The Federal Communications Commission has voted to make it illegal for robocallers abroad to trick U.S. consumers by disguising their phone numbers, The Wall Street Journal is reporting.
According to the newspaper, the FCC voted on Thursday to extend a ban on faking caller information for malicious purposes to calls coming from overseas.
It noted scammers try to make it look like they are located near a consumer by faking or spoofing a phone number. Until Thursday, the ban on the practice applied to just calls originating in the U.S.
“You would have thought that this would already have been illegal,” said Jim Tyrrell, senior director of product marketing at TNS Inc. “They’re just making it harder and harder for the bad actors to find where the loopholes are.”
FCC Chairman Ajit Pai said the change would help the agency go after bad actors overseas, but maintained more work needs to be done.

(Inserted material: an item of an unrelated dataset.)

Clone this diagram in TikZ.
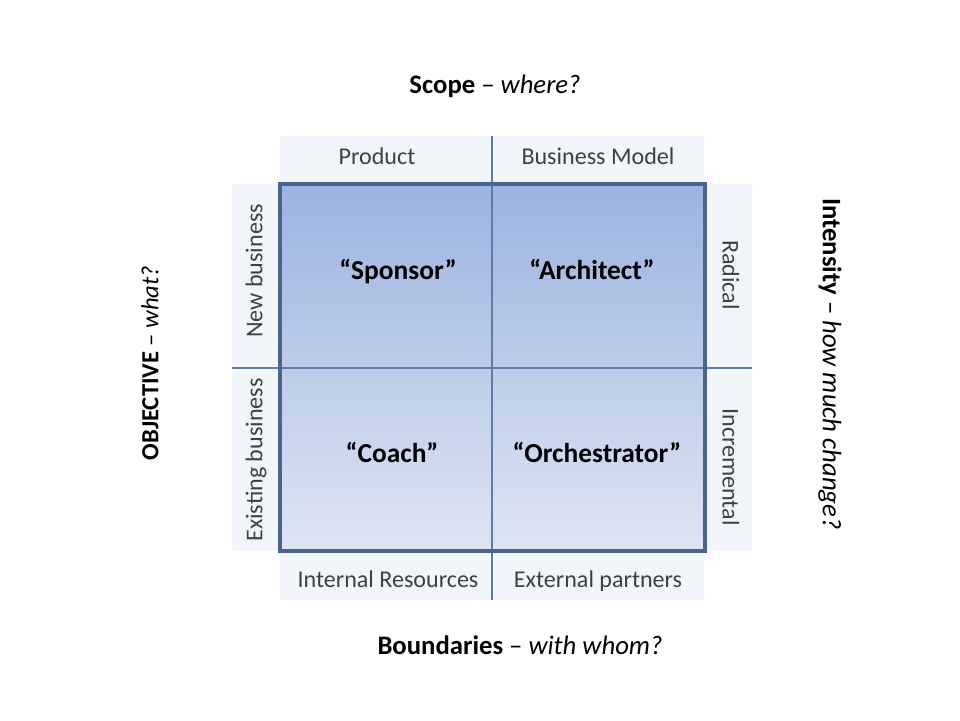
\documentclass[tikz,border=0pt]{standalone}
\usepackage{fontspec}
\setmainfont{Carlito}
\usetikzlibrary{positioning}
\definecolor{stripfill}{HTML}{F2F5FA}
\definecolor{quadtop}{HTML}{9BB3E0}
\definecolor{quadbottom}{HTML}{DEE5F3}
\definecolor{framecol}{HTML}{4A6390}
\definecolor{gridcol}{HTML}{5F7BA6}
\definecolor{labelgray}{HTML}{404040}

\begin{document}
\begin{tikzpicture}[x=0.02cm, y=-0.02cm,
	striplabel/.style={font=\fontsize{13.7}{16}\selectfont, text=labelgray, text height=0.7em, text depth=0.2em},
	rolelabel/.style={font=\fontsize{15.6}{18}\selectfont\bfseries, text height=0.7em, text depth=0.2em},
	axistitle/.style={font=\fontsize{15.2}{18}\selectfont},
	gridline/.style={draw=gridcol, line width=0.6pt},
	framebox/.style={draw=framecol, line width=1.8pt}]
	\useasboundingbox (0,0) rectangle (960,720);

	% Bandas
	\fill[stripfill] (280,136) rectangle (704,184);
	\fill[stripfill] (280,551) rectangle (704,600);
	\fill[stripfill] (232,184) rectangle (280,551);
	\fill[stripfill] (705,184) rectangle (752,551);

	% Matriz
	\shade[top color=quadtop, bottom color=quadbottom] (280,184) rectangle (705,551);
	\draw[gridline] (492,136) -- (492,600);
	\draw[gridline] (232,368) -- (752,368);
	\draw[framebox] (280,184) rectangle (705,551);

	% Etiquetas de las bandas
	\node[striplabel] (product) at (377,160) {Product};
	\node[striplabel] (bizmodel) at (598,160) {Business Model};
	\node[striplabel] (internal) at (388,583) {Internal Resources};
	\node[striplabel] (external) at (598,583) {External partners};
	\node[striplabel, rotate=90] (newbiz) at (258,271) {New business};
	\node[striplabel, rotate=90] (existbiz) at (258,460) {Existing business};
	\node[striplabel, rotate=-90] (radical) at (727,275) {Radical};
	\node[striplabel, rotate=-90] (incremental) at (727,467) {Incremental};

	% Roles
	\node[rolelabel] (sponsor) at (398,275) {“Sponsor”};
	\node[rolelabel] (architect) at (592,275) {“Architect”};
	\node[rolelabel] (coach) at (392,458) {“Coach”};
	\node[rolelabel] (orchestrator) at (597,458) {“Orchestrator”};

	% Ejes
	\node[axistitle] (scope) at (495,86) {\textbf{Scope} -- \textit{where?}};
	\node[axistitle] (boundaries) at (520,645) {\textbf{Boundaries} -- \textit{with whom?}};
	\node[axistitle, font=\fontsize{14}{17}\selectfont, rotate=90] (objective) at (150,363) {\textbf{OBJECTIVE} -- \textit{what?}};
	\node[axistitle, rotate=-90] (intensity) at (830,364) {\textbf{Intensity} -- \textit{how much change?}};
\end{tikzpicture}
\end{document}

"We're confident that the FCC, exercising the authority that we have, will be able to stop some of these problems we have before they materialize," Pai is quoted by CBS News.
The network news noted robocalls are the top complaint that comes to the FCC. According to CBS News robocalls came in at a rate of nearly 1,700 a second in June. About 1.8 billion of them came from scammers.
The FCC has told phone companies they need to come up with new technology by the end of the year to determine if a call is legitimate.